▶ _RECORDS FOR PROCESSING_
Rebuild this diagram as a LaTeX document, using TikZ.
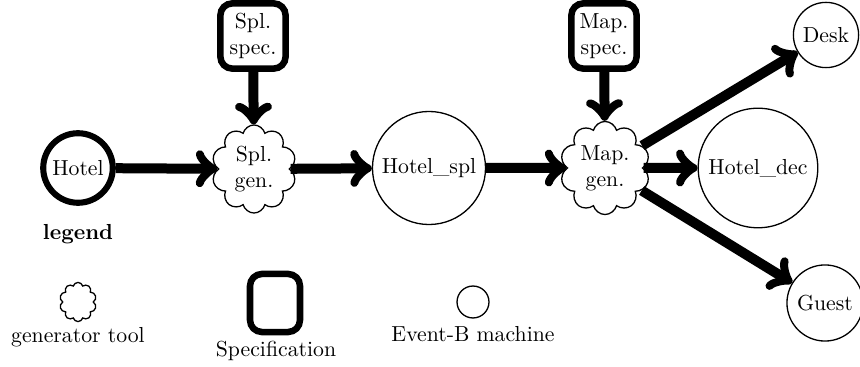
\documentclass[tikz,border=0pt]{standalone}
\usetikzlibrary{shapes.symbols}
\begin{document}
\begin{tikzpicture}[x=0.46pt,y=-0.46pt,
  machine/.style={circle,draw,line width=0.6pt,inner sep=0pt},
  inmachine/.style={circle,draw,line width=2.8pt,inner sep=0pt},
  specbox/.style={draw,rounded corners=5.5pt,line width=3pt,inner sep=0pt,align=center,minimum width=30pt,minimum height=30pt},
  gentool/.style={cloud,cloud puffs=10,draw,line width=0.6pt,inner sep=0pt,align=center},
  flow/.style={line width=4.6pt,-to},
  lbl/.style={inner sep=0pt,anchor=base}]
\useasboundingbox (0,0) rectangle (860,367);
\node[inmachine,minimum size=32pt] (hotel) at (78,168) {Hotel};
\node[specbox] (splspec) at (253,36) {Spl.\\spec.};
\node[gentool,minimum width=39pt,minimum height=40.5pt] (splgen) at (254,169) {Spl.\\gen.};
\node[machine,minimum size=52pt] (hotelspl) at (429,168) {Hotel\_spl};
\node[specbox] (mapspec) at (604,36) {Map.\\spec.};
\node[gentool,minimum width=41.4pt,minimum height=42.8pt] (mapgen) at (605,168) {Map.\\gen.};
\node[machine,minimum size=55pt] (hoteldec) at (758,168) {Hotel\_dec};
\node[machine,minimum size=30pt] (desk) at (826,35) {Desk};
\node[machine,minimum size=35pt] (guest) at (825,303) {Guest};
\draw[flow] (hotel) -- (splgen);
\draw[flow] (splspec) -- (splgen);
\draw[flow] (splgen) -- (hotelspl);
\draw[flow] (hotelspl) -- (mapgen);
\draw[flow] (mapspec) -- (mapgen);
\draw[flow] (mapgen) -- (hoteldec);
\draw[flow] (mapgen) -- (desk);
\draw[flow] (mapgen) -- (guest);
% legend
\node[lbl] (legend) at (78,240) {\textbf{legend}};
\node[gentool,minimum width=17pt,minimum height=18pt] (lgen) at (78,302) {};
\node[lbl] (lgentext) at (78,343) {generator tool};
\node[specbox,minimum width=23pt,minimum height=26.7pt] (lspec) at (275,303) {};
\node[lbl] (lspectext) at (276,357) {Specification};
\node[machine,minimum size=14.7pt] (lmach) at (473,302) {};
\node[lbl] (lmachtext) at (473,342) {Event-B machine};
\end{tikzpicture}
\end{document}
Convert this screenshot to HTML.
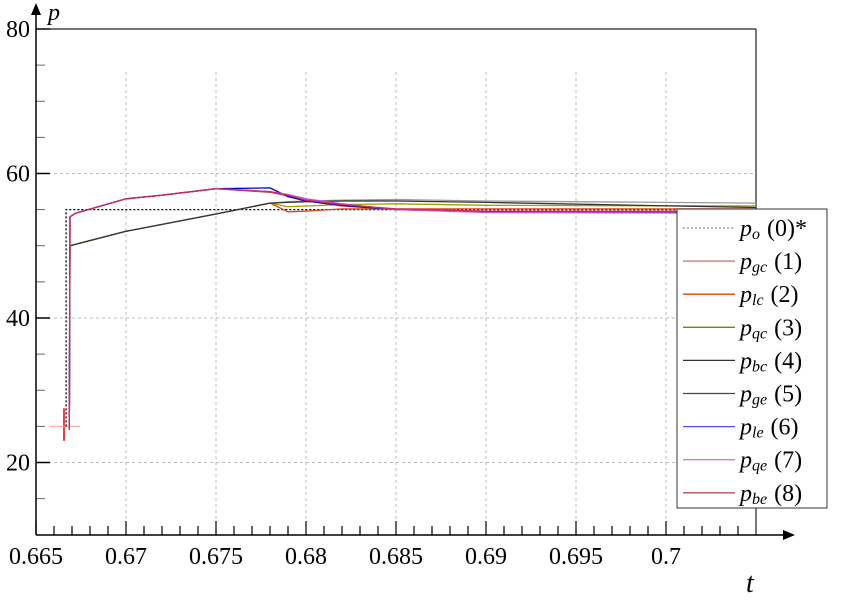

▶ _SHORT EXERCISE_
Look through the records above and report how many lines hold the word "this", giving only the number.

▶ _WRITTEN ANSWER_
2